La falta de valores y credos políticos compartidos en los grupos políticos es una problemática que socava los fundamentos mismos de la democracia representativa. Este déficit no sólo pone en jaque la calidad de los procesos electorales, sino que también transforma el noble propósito del servicio público en una competencia por satisfacer intereses personales, alejando así la política de su fin último: el bienestar colectivo.
Los procesos electorales, en su ideal, son la expresión máxima de la democracia, donde los ciudadanos depositan su confianza en representantes que, se supone, encarnan sus valores, aspiraciones y necesidades. Sin embargo, cuando los partidos políticos y sus candidatos carecen de un conjunto de principios y credos compartidos, estos procesos se desnaturalizan. En lugar de ser un debate de ideas y proyectos de sociedad, se convierten en una lucha de poder caracterizada por estrategias personalistas y cálculos oportunistas.

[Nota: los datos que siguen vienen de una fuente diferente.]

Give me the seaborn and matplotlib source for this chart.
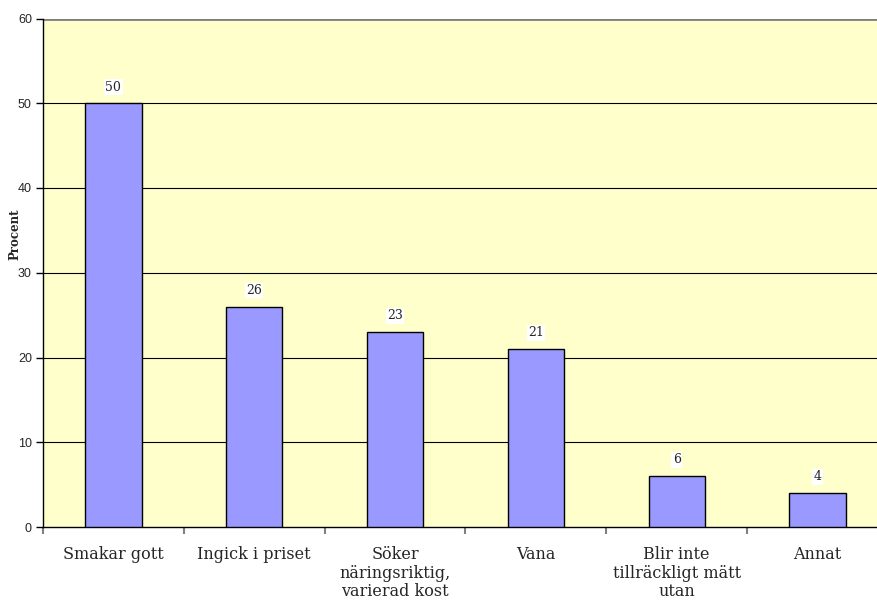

La vocación del servicio público implica poner las capacidades y el compromiso de los líderes al servicio de la comunidad. Sin embargo, en un contexto donde prevalecen los cálculos personalistas, esta vocación se ve seriamente comprometida. Los líderes políticos, más preocupados por su ascenso y permanencia en el poder que por el bienestar de sus representados, adoptan posturas oportunistas que les permitan mantener o aumentar su base de apoyo, sin un verdadero compromiso con la implementación de políticas públicas efectivas y equitativas.
Para contrarrestar esta tendencia, es fundamental fomentar una cultura política que valore las ideas, la integridad, la transparencia y el compromiso con el bien común. Solo una política construida sobre los principios y las ideas hará posible el cambio profundo y definitivo que el país requiere para recobrar el camino hacia un futuro centrado en el desarrollo de un país más justo y equitativo.